Investors who followed the bank’s call would likely have profited. After slumping in 2018, the MSCI China Index year-to-date has returned 12.26%, while the CSI 300 Index returned 27.69%, according to data from FE Analytics.
However, the bank has become more cautious on the asset class and is now recommending clients take profits, according to Tuan Huynh, chief investment officer and head of discretionary portfolio management for emerging markets.
“After seeing a strong rally, we are a little bit more cautious on the asset class shorter-term. Industrial profits, for example, have started to decline, which is also a function of the trade conflict between the US and China,” he said during a recent media briefing in Hong Kong.
A lot of our Chinese wealth clients are also businessmen, and they are telling us that as long as you don’t know how this trade conflict will play out, you might as well just postpone capex investment
Huynh added that business sentiment is starting to wane and companies have started to delay capital investments.
“A lot of our Chinese clients are also businessmen and entrepreneurs, and a lot of them are telling us that as long as you don’t know how this trade conflict will play out, you might just delay or postpone your [capex] investment,” he said.

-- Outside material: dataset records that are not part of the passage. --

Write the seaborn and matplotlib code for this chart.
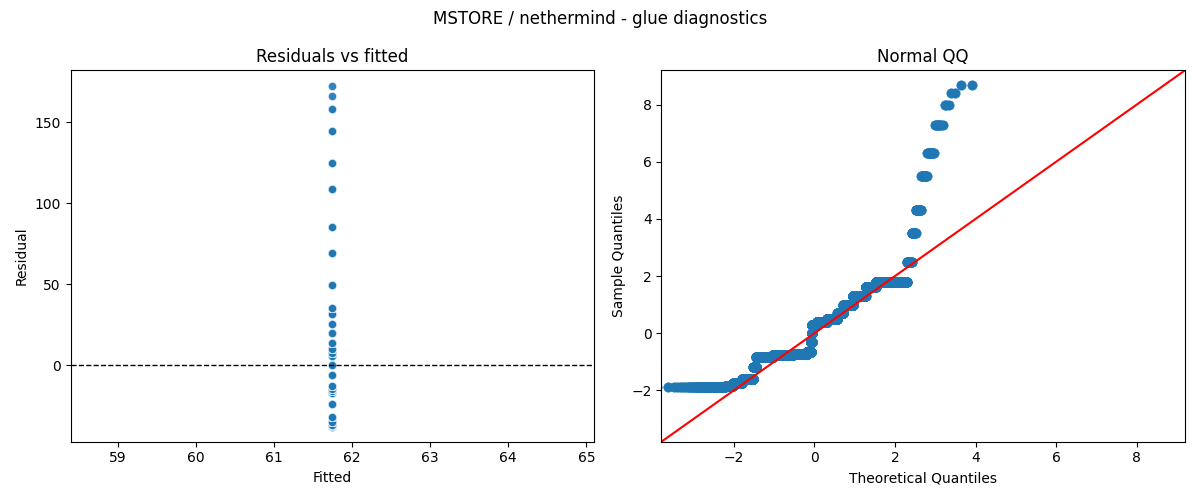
import matplotlib
matplotlib.use("Agg")
import matplotlib.pyplot as plt
import seaborn as sns
import numpy as np
import pandas as pd
from statistics import NormalDist

# Standardized residual levels and how many observations sit at each level
levels = [-1.90, -1.87, -1.84, -1.75, -1.60, -1.20, -0.85, -0.78, -0.72, -0.65, -0.30,
          0.00, 0.30, 0.40, 0.50, 0.70, 1.00, 1.30, 1.60, 1.80,
          2.50, 3.50, 4.30, 5.50, 6.30, 7.30, 8.00, 8.40, 8.70]
counts = [40, 100, 88, 150, 300, 100, 800, 1500, 1372, 400, 100,
          50, 500, 1000, 1000, 500, 700, 700, 400, 560,
          30, 20, 20, 15, 12, 8, 3, 2, 2]
resid_std = 19.8
fitted_value = 61.75

z = np.repeat(levels, counts)
n = len(z)
nd = NormalDist()
theo = np.array([nd.inv_cdf((i + 0.5) / n) for i in range(n)])
resid = z * resid_std

fig, axes = plt.subplots(1, 2, figsize=(12, 5), dpi=100)
fig.suptitle("MSTORE / nethermind - glue diagnostics")

ax = axes[0]
df = pd.DataFrame({"Fitted": np.full(n, fitted_value), "Residual": resid})
sns.scatterplot(data=df, x="Fitted", y="Residual", ax=ax, alpha=0.7, s=35)
ax.axhline(0, color="black", linestyle="--", linewidth=1)
ax.set_xlim(58.4, 65.1)
ax.set_ylim(-47, 182)
ax.set_title("Residuals vs fitted")

ax = axes[1]
qq = pd.DataFrame({"t": theo, "s": z})
sns.scatterplot(data=qq, x="t", y="s", ax=ax, s=45, color="C0", edgecolor="C0", linewidth=0.5)
lim = (-3.8, 9.2)
ax.plot(lim, lim, color="red")
ax.set_xlim(lim)
ax.set_ylim(lim)
ax.set_xlabel("Theoretical Quantiles")
ax.set_ylabel("Sample Quantiles")
ax.set_title("Normal QQ")

fig.tight_layout()
fig.savefig("out.png")
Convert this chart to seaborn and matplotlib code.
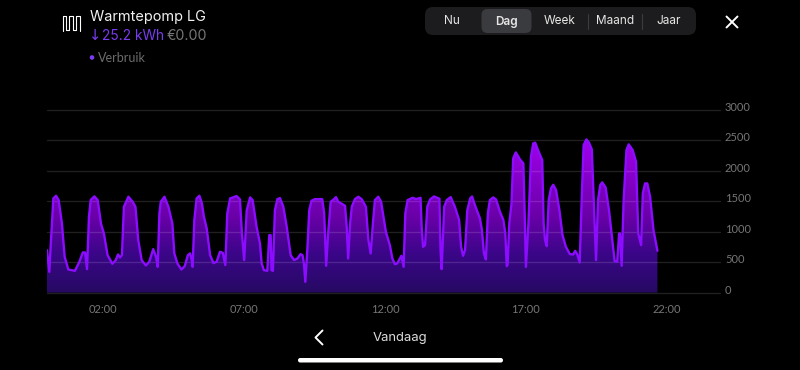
import numpy as np
import pandas as pd
import seaborn as sns
import matplotlib
matplotlib.use("Agg")
import matplotlib.pyplot as plt
from matplotlib.colors import LinearSegmentedColormap
from matplotlib.patches import FancyBboxPatch, Circle, PathPatch
from matplotlib.transforms import ScaledTranslation

hours = [0,.083,.142,.225,.32,.414,.53,.627,.757,.99,1.15,1.27,1.35,1.42,1.49,1.55,1.68,1.80,1.92,2.02,2.15,2.32,2.44,2.52,2.59,2.66,2.73,2.89,3.04,3.14,3.24,3.36,3.51,3.63,3.77,3.87,3.93,3.99,4.04,4.17,4.31,4.45,4.52,4.63,4.77,4.89,5.0,5.08,5.14,5.17,5.23,5.31,5.41,5.50,5.57,5.67,5.79,5.91,6.02,6.14,6.24,6.33,6.40,6.50,6.73,6.85,6.92,7.0,7.09,7.21,7.30,7.44,7.56,7.62,7.70,7.82,7.89,7.94,7.97,8.02,8.09,8.18,8.27,8.39,8.51,8.65,8.77,8.89,9.0,9.07,9.12,9.17,9.24,9.31,9.39,9.51,9.77,9.84,9.91,9.98,10.07,10.19,10.26,10.34,10.58,10.64,10.69,10.76,10.82,10.93,11.05,11.17,11.32,11.41,11.49,11.56,11.64,11.76,11.86,12.03,12.17,12.26,12.35,12.43,12.58,12.66,12.72,12.80,12.98,13.10,13.26,13.30,13.35,13.42,13.50,13.60,13.74,13.93,13.97,14.01,14.10,14.19,14.33,14.48,14.63,14.70,14.77,14.84,14.92,15.02,15.09,15.19,15.37,15.44,15.51,15.58,15.65,15.72,15.84,15.94,16.08,16.20,16.27,16.32,16.35,16.41,16.49,16.55,16.64,16.70,16.79,16.91,16.96,17.0,17.09,17.18,17.26,17.33,17.43,17.58,17.63,17.68,17.74,17.81,17.89,17.97,18.07,18.19,18.30,18.42,18.56,18.68,18.75,18.82,18.91,18.98,19.05,19.15,19.24,19.34,19.41,19.49,19.56,19.64,19.71,19.83,19.95,20.07,20.15,20.24,20.31,20.34,20.40,20.47,20.57,20.65,20.79,20.91,20.99,21.09,21.15,21.23,21.31,21.41,21.53,21.67]
watts = [696,340,860,1546,1590,1519,1135,587,378,356,505,658,658,384,1245,1519,1580,1519,1124,970,614,472,532,625,576,614,1409,1574,1492,1409,861,532,444,505,713,587,422,1300,1492,1574,1409,1135,642,477,378,433,614,642,532,422,1190,1546,1590,1464,1245,1053,614,483,505,669,652,450,1300,1546,1585,1530,970,532,1354,1563,1519,1080,806,477,367,356,943,943,367,356,1354,1535,1552,1409,1080,614,532,559,630,614,477,175,696,1354,1508,1535,1535,1300,439,970,1492,1535,1568,1492,1426,1080,559,1135,1409,1535,1574,1535,1409,861,642,1080,1519,1574,1492,998,779,559,466,477,603,422,1300,1519,1557,1535,1557,1080,751,779,1409,1530,1579,1541,696,384,1409,1519,1568,1409,1190,751,603,696,1354,1546,1579,1437,1217,1025,642,543,1300,1519,1563,1530,1327,1190,971,433,450,1135,1464,2205,2303,2259,2188,2122,1245,422,1135,2232,2451,2462,2341,2177,1135,861,762,1519,1711,1771,1684,1355,943,751,631,625,685,631,494,1519,2424,2517,2462,2353,1519,532,1519,1766,1810,1727,1355,861,516,505,971,971,439,1519,2342,2435,2342,2150,971,779,1629,1793,1793,1574,1025,685]
y_ticks = [0,500,1000,1500,2000,2500,3000]
x_ticks = [2,7,12,17,22]
x_labels = ["02:00","07:00","12:00","17:00","22:00"]
periods = ["Nu","Dag","Week","Maand","Jaar"]

sns.set_style("dark", {"axes.facecolor":"black","figure.facecolor":"black"})
plt.rcParams["font.family"] = ["Lato","DejaVu Sans"]

fig = plt.figure(figsize=(8,3.7), dpi=100, facecolor="black")
L,R,B,T = 47,720,292.5,110
ax = fig.add_axes([L/800, 1-B/370, (R-L)/800, (B-T)/370], facecolor="black")
df = pd.DataFrame({"hour":hours,"watt":watts})

cmap = LinearSegmentedColormap.from_list("g",["#260a62","#3a0688","#6a00a8","#8400c8","#a400ec"])
poly = ax.fill_between(df.hour, df.watt, 0, color="none", lw=0)
im = ax.imshow(np.linspace(1,0,256).reshape(-1,1), cmap=cmap, aspect="auto",
               extent=[0,21.67,0,2520], zorder=1)
clip = PathPatch(poly.get_paths()[0], transform=ax.transData)
im.set_clip_path(clip)
sns.lineplot(data=df, x="hour", y="watt", ax=ax, color="#8b0cff", lw=1.7, zorder=3,
             errorbar=None, estimator=None, sort=False)

ax.set_xlim(0,(R-L)/28.17)
ax.set_ylim(0,3000)
ax.set_xlabel(""); ax.set_ylabel("")
for s in ax.spines.values(): s.set_visible(False)
ax.grid(False)
for v in y_ticks:
    ax.axhline(v, color="#ffffff", alpha=.13, lw=1, zorder=2, clip_on=False)
ax.yaxis.tick_right()
ax.set_yticks(y_ticks); ax.set_yticklabels([str(v) for v in y_ticks])
ax.set_xticks(x_ticks); ax.set_xticklabels(x_labels)
ax.tick_params(axis="both", length=0, colors="#767676", labelsize=8)
ax.tick_params(axis="y", pad=3.5)
ax.tick_params(axis="x", pad=8.5)
off = ScaledTranslation(0, 3.5/100, fig.dpi_scale_trans)
for t in ax.get_yticklabels():
    t.set_transform(t.get_transform()+off)

ui = fig.add_axes([0,0,1,1], facecolor="none")
ui.set_xlim(0,800); ui.set_ylim(370,0); ui.axis("off")
ui.grid(False)
# icon: serpentine heating coil
coil_x = [62.5,62.5,65.5,65.5,69,69,72.5,72.5,76,76,79.5,79.5]
coil_y = [31,15.5,15.5,30,30,15.5,15.5,30,30,15.5,15.5,31]
ui.plot(coil_x, coil_y, color="white", lw=.8, solid_joinstyle="round")
F=["Inter","DejaVu Sans"]
ui.text(90,17,"Warmtepomp LG",color="#f2f2f2",fontsize=10.4,family=F,va="center")
ui.text(88.5,36,"↓",color="#7a3cf0",fontsize=10.5,family=["DejaVu Sans"],va="center")
ui.text(102,36,"25.2 kWh",color="#7a3cf0",fontsize=9.9,family=F,va="center")
ui.text(167,36,"€0.00",color="#777777",fontsize=10.2,family=F,va="center")
ui.add_patch(Circle((92,57.5),2.3,color="#7a3cf0",lw=0))
ui.text(98,58,"Verbruik",color="#6c6c6c",fontsize=9,family=["Lato"],va="center")
# segmented control
ui.add_patch(FancyBboxPatch((425,7),271,28,boxstyle="round,pad=0,rounding_size=8",fc="#1c1c1e",ec="none"))
ui.add_patch(FancyBboxPatch((481.5,9),50,24,boxstyle="round,pad=0,rounding_size=6",fc="#3a3b3f",ec="none"))
for xp,lab in zip([452,506,560,615,669],periods):
    ui.text(xp,21.5,lab,color="#e6e6e6",fontsize=8.5,family=F,va="center",ha="center",
            fontweight="semibold" if lab=="Dag" else "normal")
for xp in [588,642]:
    ui.plot([xp,xp],[14,29],color="#3c3c3e",lw=.8)
ui.plot([726.5,737.5],[16.5,27.5],color="white",lw=1.4)
ui.plot([726.5,737.5],[27.5,16.5],color="white",lw=1.4)
# footer
ui.plot([322.5,315.5,322.5],[330.5,337.5,344.5],color="white",lw=1.4)
ui.text(400,337.5,"Vandaag",color="#dddddd",fontsize=9.4,family=F,ha="center",va="center")
ui.add_patch(FancyBboxPatch((298,358),205,4.5,boxstyle="round,pad=0,rounding_size=2.2",fc="white",ec="none"))

fig.savefig("out.png", dpi=100, facecolor="black")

A clearer picture of the trade war outcome should make the bank be positive again on the asset class, he added.
Shift to defensive sectors
Separately, Christian Nolting, the firm’s global chief investment officer, is recommending clients shift towards the more defensive sectors in the market.
Nolting noted that he does not expect negative earnings, particularly in the US, this year. However, even without tariffs, he only expects earnings to be at 6%, which compares to the market consensus of 11%.
“The market is a bit too optimistic as you are seeing lower growth. We are seeing the implications of the late-cycle, so there is some room for disappointment,” he said.
Like Huynh, Nolting believes that investors should take profits now and shift toward the more defensive sectors in the market, such as real estate, utilities and consumer staples.
“At the beginning of the year, sectors such as IT and industrials did quite well, but since May, you have this downturn, and since then real estate, utilities and consumer staples have become the areas in the market that are doing much better,” he said.
Deutsche’s portfolio protection stance is in line with rival banks. The key recommendation from others, including UBS Wealth Management, JP Morgan Asset Management and Citibank is to position the portfolio defensively.
Deutsche is also avoiding currency risk when investing in emerging market fixed income, a position that has changed over the past ten years.
“If you are going into emerging markets, you have the opportunity to go local, but if you are taking on additional currency risk, you also want to be rewarded with a higher yield,” Huynh said.